I'm with Sam in spirit here, but who is he to claim that other historians debunked heroes like Coolidge? SEM rips Coolidge like Cal shot his cat. This from page 933,
“President Coolidge was a mean, thin-lipped little man, a respectable mediocrity, he loved parsimoniously, but respected men of wealth, and his political principles were those current in 1901. People thought Coolidge was brighter than he was because he seldom said anything.”
And Mo's mad at Woodward for debunking Coolidge? With friends like Morison, Coolidge could use a few more Woodwards.
A People's History of the United States, by Howard Zinn – I have the 1992 paperback edition, a gift from my niece who had to read it for college. This book has an interesting message. The United States is very bad.
A Puritan in Babylon, by William H. White, a hatchet job on the man from Northampton Mass. White is one of those backstabber interviewers who pretends to befriend his subject and then rips them at the typewriter later. He is very condescending. White thinks he is a much better person than this President is. On the other hand it’s hard for me to dislike White too much because he was one of the leaders in the late 1930’s of the military preparedness movement, the antidote to the America First crowd. In the face of a lot of left pacifism, White saw Germany and Japan as a menace that we would have to fight sooner or later and the sooner we faced up to it the better. God bless him for that. But this book is very sneaky mean to Calvin Coolidge and it’s the number one bio of the 30th President that is cited in general histories. Puritan is a ‘2-fer’; two books for the price of one. It’s a book about Calvin Coolidge and a book about William Allen White. In trashing his subject he trashes himself. White once ran as a Republican for governor of Kansas, so obviously he believed his political opinions to be superior. I wonder how much of his Coolidge-bashing is based on jealousy. Coolidge had all the station in life that White desired. It burned William Allen up to think he had came up short while an inferior had made it. So he won the lost election in Kansas by hurling endless darts at the name of Coolidge in his big fat 'definitive' biography. I also think Puritan is a dreadfully dull pompous read. Only a famous editor could get away with writing that bad because anyone else would have to get past the critical crayon of an objective editor. An author/editor doesn’t have to run the gauntlet of his own profession anymore than the President of the United States ever has to take a drug test.

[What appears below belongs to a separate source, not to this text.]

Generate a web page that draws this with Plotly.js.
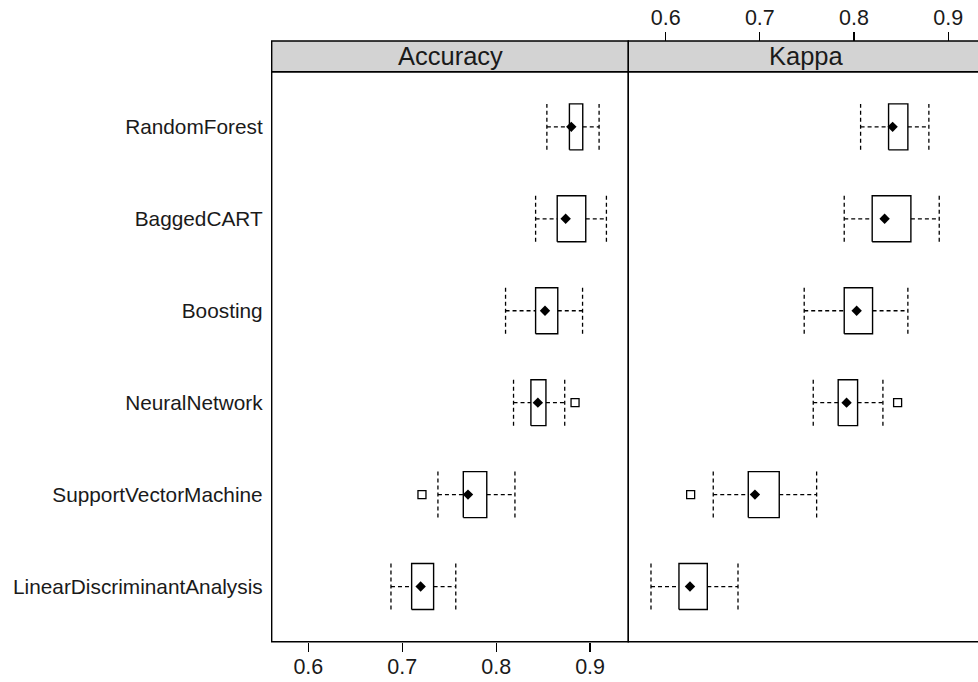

A Short History of the American Nation, by John A. Garraty, c) 1966 – Revised edition 1974 – I'm almost done with these 521 pages. Garrity is readable but unusually nasty at times. His pro-South attitude towards blacks in the Civil War and reconstruction era are about 60 years behind the times, even for the first edition date of 1966.
This Was Normalcy, by Karl Scriftgeisser, c) 1948 – This is a short and useful history of the three administrations of Harding Coolidge and Hoover. Normalcy is a partisan attack on all Republicans by an agitated man. Its highly recommended. He is more one-sided than a cliff.
The United States: The History of a Republic, by Richard Hofstadter of liberal Columbia University, William Miller coauthor of The Age of Enterprise, and Daniel Aaron of Smith College – c) 1957 Prentice-Hall I realize that these historians are liberal biased and anti-Republican party, but there was no need for them to refer to Coolidge as a “useless squid.”
The United States of America, A History, by Henry Bamford Parkes, -c) 1967 – Bam Bam is very readable and even though he was born and raised in England, his writing feels like that of a native American (if you'll pardon the phrase that is supposed to belong only to what were once called 'the Indians'.) Parkes was born in 1904 and died in 1972. His last book was an unfinished, History of the Chicago White Sox, so he apparently assimilated pretty well.
The United States of America, A History, Volume II 1865 To The Present by Dexter Perkins, and Glyndon G. Van Deusen – c) 1962 – Yes, the exact same title as the book above. Dex and Glynn both teach at the University of Rochester – Perkins is a famous historian in the foreign policy field. I'm even a little surprised to see his name on such a general history.